U.S. home prices increased 0.1% on an adjusted basis in April compared with March and increased 5.0% compared with April 2015, according to the S&P/Case-Shiller Home Price Indices.
The index’s 10-city composite increased 0.3%, on an adjusted basis, compared with March and increased 4.7% compared with April 2015. The 20-city composite increased 0.5% month over month and 5.4% year over year.
On an unadjusted basis, the national index increased 1.0% month over month. The 10-city composite increased 1.0% compared with March, and the 20-city composite posted a 1.1% increase.
After seasonal adjustment, 15 cities saw prices rise, two cities were unchanged, and three cities experienced negative monthly price changes. Portland, Ore.; Seattle; and Denver reported the highest year-over-year gains among the 20 cities.
Portland saw its home prices increase 12.3%, year over year, followed by Seattle at 10.7% and Denver with a 9.5% increase.
“The housing sector continues to turn in a strong price performance, with the S&P/Case-Shiller National Index rising at a five percent or greater annual rate for six consecutive months,” says David M. Blitzer, managing director and chairman of the index committee at S&P Dow Jones Indices. “The home price increases reflect the low unemployment rate, low mortgage interest rates and consumers’ generally positive outlook. One result is that an increasing number of cities have surpassed the high prices seen before the Great Recession. Currently, seven cities – Denver; Dallas; Portland, Ore.; San Francisco; Seattle; Charlotte, [N.C.]; and Boston – are setting new highs.

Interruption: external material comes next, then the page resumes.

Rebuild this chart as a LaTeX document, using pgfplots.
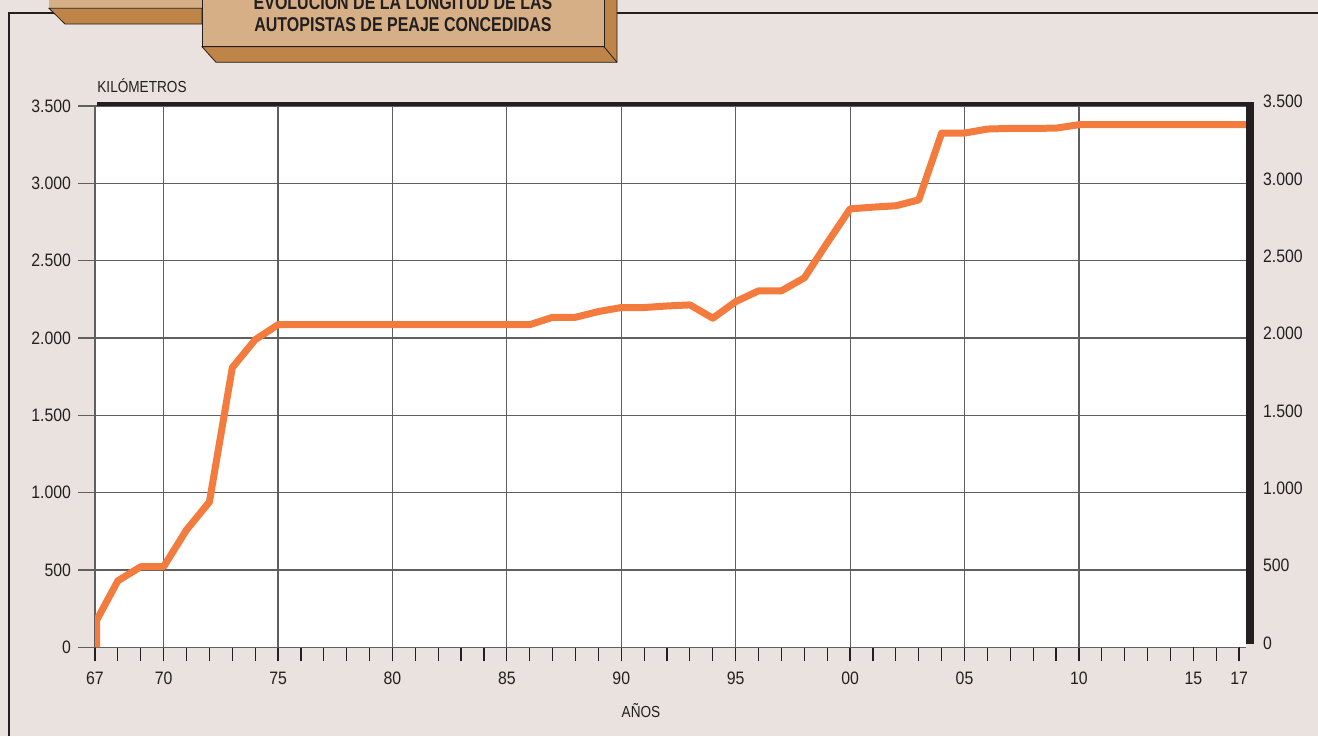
\documentclass[border=0pt]{standalone}
\usepackage{pgfplots}
\pgfplotsset{compat=1.18}
\usepackage{fontspec}
\setmainfont{Liberation Sans}[FakeStretch=0.85]
\newfontfamily\titlefont{Liberation Sans}[FakeStretch=0.8]
\newfontfamily\tickfont{Liberation Sans}[FakeStretch=0.88]
\definecolor{bg}{HTML}{EAE2DF}
\definecolor{tanc}{HTML}{D6AF86}
\definecolor{brn}{HTML}{BF8448}
\definecolor{ink}{HTML}{231F20}
\definecolor{orng}{HTML}{F47B3E}
\definecolor{grd}{HTML}{5F5F5F}

\pgfplotstableread{
year km
1967.07 0
1967.07 175
1968 430
1969 521
1970 521
1971 759
1972 940
1973 1808
1974 1989
1975 2086
1976 2086
1977 2086
1978 2086
1979 2086
1980 2086
1981 2086
1982 2086
1983 2086
1984 2086
1985 2086
1986 2086
1987 2134
1988 2134
1989 2171
1990 2197
1991 2197
1992 2207
1993 2214
1994 2128
1995 2235
1996 2305
1997 2305
1998 2389
1999 2615
2000 2835
2001 2846
2002 2855
2003 2893
2004 3325
2005 3325
2006 3351
2007 3355
2008 3355
2009 3357
2010 3379
2011 3379
2012 3379
2013 3379
2014 3379
2015 3379
2016 3379
2017 3379
2017.5 3379
}\kmdata

\begin{document}
\begin{tikzpicture}[x=1pt,y=1pt]
\useasboundingbox (0,0) rectangle (659,368);
\fill[bg] (0,0) rectangle (659,368);
% frame
\draw[ink, line width=1pt] (4.5,0) -- (4.5,361.65) -- (659,361.65);
\begin{scope}
\clip (0,0) rectangle (659,368);
% left (cut) box
\fill[tanc] (24.5,363.85) rectangle (101,368);
\filldraw[fill=brn, draw=ink, line width=0.4pt] (24.5,363.85) -- (32.5,356) -- (101,356) -- (101,363.85) -- cycle;
% title box
\filldraw[fill=brn, draw=ink, line width=0.4pt] (101,344.65) -- (108,336.85) -- (308.5,336.85) -- (308.5,372) -- (302,372) -- (302,344.65) -- cycle;
\draw[ink, line width=0.4pt] (302,344.65) -- (308.5,336.85);
\filldraw[fill=tanc, draw=ink, line width=0.4pt] (101,344.65) rectangle (302,372);
\node[font=\titlefont\bfseries\fontsize{10}{10.8}\selectfont, text=ink, anchor=base, inner sep=0pt] at (201.5,363) {EVOLUCIÓN DE LA LONGITUD DE LAS};
\node[font=\titlefont\bfseries\fontsize{10}{10.8}\selectfont, text=ink, anchor=base, inner sep=0pt] at (201.5,352.15) {AUTOPISTAS DE PEAJE CONCEDIDAS};
\end{scope}

\begin{axis}[
  at={(47.5pt,44.35pt)}, anchor=south west,
  scale only axis, width=575.5pt, height=270.65pt,
  xmin=1967, xmax=2017.3, ymin=0, ymax=3500,
  axis background/.style={fill=white},
  axis x line*=bottom, axis y line*=left,
  axis line style={grd, line width=0.6pt},
  xtick={1970,1975,...,2010},
  xticklabels={70,75,80,85,90,95,00,05,10},
  extra x ticks={1967,2015,2017},
  extra x tick labels={67,15,17},
  extra x tick style={grid=none},
  minor xtick={1967,...,2017},
  ytick={0,500,...,3500},
  grid=major,
  major grid style={grd, line width=0.6pt},
  tick align=outside,
  major tick length=7pt,
  minor tick length=7pt,
  xtick style={ink, line width=0.6pt},
  ytick style={grd, line width=0.6pt},
  tick label style={font=\tickfont\fontsize{9}{10.8}\selectfont, text=ink},
  xticklabel style={yshift=-2pt},
  yticklabel style={xshift=-1.5pt},
  /pgf/number format/assume math mode=true,
  /pgf/number format/1000 sep={.},
]
\addplot[orng, line width=3.5pt, line join=round, line cap=butt] table[x=year, y=km] {\kmdata};
\end{axis}

% longer left tick marks
\begin{axis}[
  at={(47.5pt,44.35pt)}, anchor=south west,
  scale only axis, width=575.5pt, height=270.65pt,
  xmin=1967, xmax=2017.3, ymin=0, ymax=3500,
  hide x axis,
  axis y line*=left,
  axis line style={draw=none},
  ytick={0,500,...,3500},
  yticklabels={},
  tick align=outside,
  major tick length=8.5pt,
  ytick style={grd, line width=0.6pt},
]
\end{axis}

\begin{axis}[
  at={(47.5pt,44.35pt)}, anchor=south west,
  scale only axis, width=575.5pt, height=270.65pt,
  xmin=1967, xmax=2017.3, ymin=0, ymax=3500,
  hide x axis,
  axis y line*=right,
  axis line style={draw=none},
  ytick={0,500,...,3500},
  major tick length=0pt,
  yticklabel style={yshift=2.2pt, xshift=5pt},
  tick label style={font=\tickfont\fontsize{9}{10.8}\selectfont, text=ink},
  /pgf/number format/assume math mode=true,
  /pgf/number format/1000 sep={.},
]
\end{axis}

\fill[ink] (48.5,314.9) rectangle (627,317);
\fill[ink] (623,46) rectangle (627,317);
\node[anchor=base west, font=\fontsize{8}{9.6}\selectfont, text=ink, inner sep=0pt] at (48.5,321.65) {KILÓMETROS};
\node[font=\fontsize{8}{9.6}\selectfont, text=ink] at (320.5,12.5) {AÑOS};
\end{tikzpicture}
\end{document}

“However, the outlook is not without a lot of uncertainty and some risk,” Blitzer adds. “Last week’s vote by Great Britain to leave the European Union is the most recent political concern, while the U.S. elections in the fall raise uncertainty and will distract home buyers and investors in the coming months.
“The details in the S&P/Case-Shiller Home Price data also hint at possible softness,” he continues. “Seasonally adjusted figures in the report show that three cities saw lower prices in April compared to only one city in March. Among the 20 cities, 16 saw either declines or smaller increases in monthly prices in the seasonally adjusted numbers.”